Of the lines in the listing, how many include the string "that"? Write the number and nothing else.

....

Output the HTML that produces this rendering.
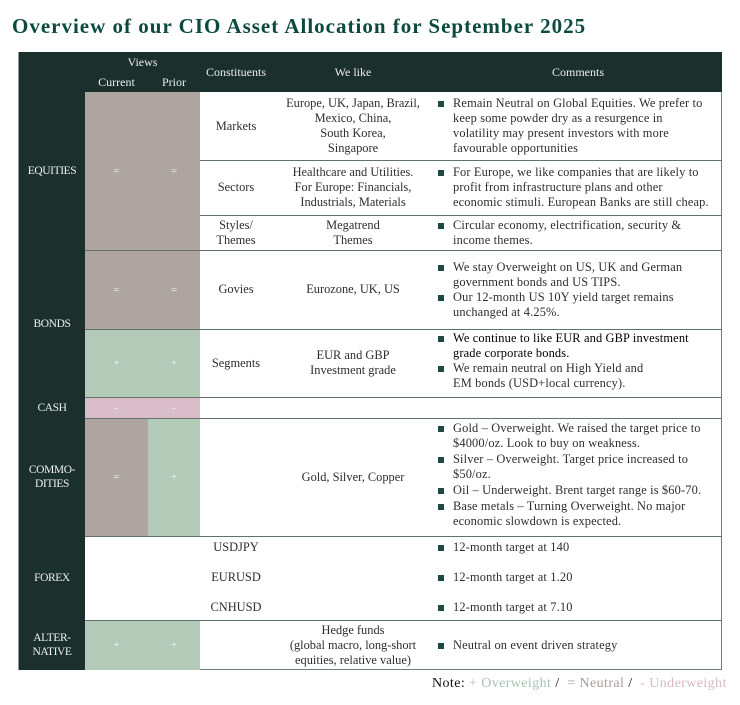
<!DOCTYPE html>
<html>
<head>
<meta charset="utf-8">
<style>
  html,body{margin:0;padding:0;background:#fff;}
  body{width:740px;height:705px;position:relative;overflow:hidden;font-family:"Liberation Serif",serif;color:#2e2e2e;}
  .a{position:absolute;}
  .title{left:12px;top:16px;font-size:21px;line-height:21px;font-weight:bold;color:#0c4a3f;letter-spacing:1px;white-space:nowrap;}
  .dark{background:#1b302d;}
  .hd{color:#e9edea;font-size:12px;line-height:15px;text-align:center;white-space:nowrap;}
  .lbl{color:#eef0ee;font-size:11.5px;line-height:14px;text-align:center;white-space:nowrap;left:19px;width:66px;letter-spacing:-0.4px;}
  .cell{display:flex;align-items:center;justify-content:center;text-align:center;font-size:12.4px;line-height:15px;white-space:nowrap;}
  .sym{display:flex;align-items:center;justify-content:center;color:#f3f1ef;font-size:11px;}
  .g{background:#aea5a0;}
  .gr{background:#b3cab9;}
  .pk{background:#d9bdc9;}
  .com{left:434px;width:288px;display:flex;flex-direction:column;justify-content:center;font-size:12.4px;letter-spacing:0.15px;line-height:15px;white-space:nowrap;}
  .b{position:relative;padding-left:19px;}
  .b:before{content:"";position:absolute;left:4px;top:5px;width:6px;height:6px;background:#1d4a42;}
  .hl{height:1px;background:#5f726c;}
  .cm .b{margin-bottom:1px;}
</style>
</head>
<body>
<div class="a title">Overview of our CIO Asset Allocation for September 2025</div>

<!-- table frame -->
<div class="a" style="left:18px;top:52px;width:704px;height:618px;border-right:1px solid #6d7d78;border-bottom:1px solid #6d7d78;border-left:1px solid #8f9a97;box-sizing:border-box;"></div>
<div class="a dark" style="left:19px;top:52px;width:703px;height:40px;"></div>
<div class="a dark" style="left:19px;top:52px;width:66px;height:618px;"></div>

<!-- header text -->
<div class="a hd" style="left:85px;top:55px;width:115px;">Views</div>
<div class="a hd" style="left:85px;top:75px;width:63px;">Current</div>
<div class="a hd" style="left:148px;top:75px;width:52px;">Prior</div>
<div class="a hd" style="left:200px;top:65px;width:72px;">Constituents</div>
<div class="a hd" style="left:272px;top:65px;width:162px;">We like</div>
<div class="a hd" style="left:434px;top:65px;width:288px;">Comments</div>

<!-- views cells -->
<div class="a g" style="left:85px;top:92px;width:115px;height:158px;"></div>
<div class="a sym" style="left:85px;top:92px;width:63px;height:158px;">=</div>
<div class="a sym" style="left:148px;top:92px;width:52px;height:158px;">=</div>

<div class="a g" style="left:85px;top:250px;width:115px;height:79px;"></div>
<div class="a sym" style="left:85px;top:250px;width:63px;height:79px;">=</div>
<div class="a sym" style="left:148px;top:250px;width:52px;height:79px;">=</div>

<div class="a gr" style="left:85px;top:329px;width:115px;height:68px;"></div>
<div class="a sym" style="left:85px;top:329px;width:63px;height:68px;">+</div>
<div class="a sym" style="left:148px;top:329px;width:52px;height:68px;">+</div>

<div class="a pk" style="left:85px;top:397px;width:115px;height:21px;"></div>
<div class="a sym" style="left:85px;top:397px;width:63px;height:21px;">-</div>
<div class="a sym" style="left:148px;top:397px;width:52px;height:21px;">-</div>

<div class="a g" style="left:85px;top:418px;width:63px;height:118px;"></div>
<div class="a gr" style="left:148px;top:418px;width:52px;height:118px;"></div>
<div class="a sym" style="left:85px;top:418px;width:63px;height:118px;">=</div>
<div class="a sym" style="left:148px;top:418px;width:52px;height:118px;">+</div>

<div class="a gr" style="left:85px;top:620px;width:115px;height:50px;"></div>
<div class="a sym" style="left:85px;top:620px;width:63px;height:50px;">+</div>
<div class="a sym" style="left:148px;top:620px;width:52px;height:50px;">+</div>

<!-- horizontal lines -->
<div class="a hl" style="left:200px;top:160px;width:522px;"></div>
<div class="a hl" style="left:200px;top:215px;width:522px;"></div>
<div class="a hl" style="left:85px;top:250px;width:637px;"></div>
<div class="a hl" style="left:85px;top:329px;width:637px;"></div>
<div class="a hl" style="left:85px;top:397px;width:637px;"></div>
<div class="a hl" style="left:85px;top:418px;width:637px;"></div>
<div class="a hl" style="left:85px;top:536px;width:637px;"></div>
<div class="a hl" style="left:85px;top:620px;width:637px;"></div>

<!-- left labels -->
<div class="a lbl" style="top:164px;">EQUITIES</div>
<div class="a lbl" style="top:317px;">BONDS</div>
<div class="a lbl" style="top:401px;">CASH</div>
<div class="a lbl" style="top:463px;">COMMO-<br>DITIES</div>
<div class="a lbl" style="top:571px;">FOREX</div>
<div class="a lbl" style="top:631px;">ALTER-<br>NATIVE</div>

<!-- Equities -->
<div class="a cell" style="left:200px;top:92px;width:72px;height:68px;">Markets</div>
<div class="a cell" style="left:272px;top:92px;width:162px;height:68px;">Europe, UK, Japan, Brazil,<br>Mexico, China,<br>South Korea,<br>Singapore</div>
<div class="a com" style="top:92px;height:68px;"><div class="b">Remain Neutral on Global Equities. We prefer to<br>keep some powder dry as a resurgence in<br>volatility may present investors with more<br>favourable opportunities</div></div>

<div class="a cell" style="left:200px;top:160px;width:72px;height:55px;">Sectors</div>
<div class="a cell" style="left:272px;top:160px;width:162px;height:55px;">Healthcare and Utilities.<br>For Europe: Financials,<br>Industrials, Materials</div>
<div class="a com" style="top:160px;height:55px;"><div class="b">For Europe, we like companies that are likely to<br>profit from infrastructure plans and other<br>economic stimuli. European Banks are still cheap.</div></div>

<div class="a cell" style="left:200px;top:215px;width:72px;height:35px;">Styles/<br>Themes</div>
<div class="a cell" style="left:272px;top:215px;width:162px;height:35px;">Megatrend<br>Themes</div>
<div class="a com" style="top:215px;height:35px;"><div class="b">Circular economy, electrification, security &amp;<br>income themes.</div></div>

<!-- Bonds -->
<div class="a cell" style="left:200px;top:250px;width:72px;height:79px;">Govies</div>
<div class="a cell" style="left:272px;top:250px;width:162px;height:79px;">Eurozone, UK, US</div>
<div class="a com" style="top:250px;height:79px;"><div class="b">We stay Overweight on US, UK and German<br>government bonds and US TIPS.</div><div class="b">Our 12-month US 10Y yield target remains<br>unchanged at 4.25%.</div></div>

<div class="a cell" style="left:200px;top:329px;width:72px;height:68px;">Segments</div>
<div class="a cell" style="left:272px;top:329px;width:162px;height:68px;">EUR and GBP<br>Investment grade</div>
<div class="a com" style="top:329px;height:68px;padding-bottom:4px;box-sizing:border-box;"><div class="b" style="color:#000;">We continue to like EUR and GBP investment<br>grade corporate bonds.</div><div class="b">We remain neutral on High Yield and<br>EM bonds (USD+local currency).</div></div>

<!-- Commodities -->
<div class="a cell" style="left:272px;top:418px;width:162px;height:118px;">Gold, Silver, Copper</div>
<div class="a com cm" style="top:418px;height:118px;padding-bottom:4px;box-sizing:border-box;"><div class="b">Gold – Overweight. We raised the target price to<br>$4000/oz. Look to buy on weakness.</div><div class="b">Silver – Overweight. Target price increased to<br>$50/oz.</div><div class="b">Oil – Underweight. Brent target range is $60-70.</div><div class="b">Base metals – Turning Overweight. No major<br>economic slowdown is expected.</div></div>

<!-- Forex -->
<div class="a cell" style="left:200px;top:540px;width:72px;height:15px;">USDJPY</div>
<div class="a cell" style="left:200px;top:570px;width:72px;height:15px;">EURUSD</div>
<div class="a cell" style="left:200px;top:600px;width:72px;height:15px;">CNHUSD</div>
<div class="a com" style="top:540px;height:15px;"><div class="b">12-month target at 140</div></div>
<div class="a com" style="top:570px;height:15px;"><div class="b">12-month target at 1.20</div></div>
<div class="a com" style="top:600px;height:15px;"><div class="b">12-month target at 7.10</div></div>

<!-- Alternative -->
<div class="a cell" style="left:272px;top:620px;width:162px;height:50px;">Hedge funds<br>(global macro, long-short<br>equities, relative value)</div>
<div class="a com" style="top:620px;height:50px;"><div class="b">Neutral on event driven strategy</div></div>

<!-- Note -->
<div class="a" style="left:432px;top:676px;font-size:14px;letter-spacing:0.4px;line-height:16px;white-space:pre;color:#111;">Note: <span style="color:#a9c4b2;">+ Overweight</span> /  <span style="color:#a89e98;">= Neutral</span> /  <span style="color:#d9b9c6;">- Underweight</span></div>
</body>
</html>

....

> [Exercise solution] 2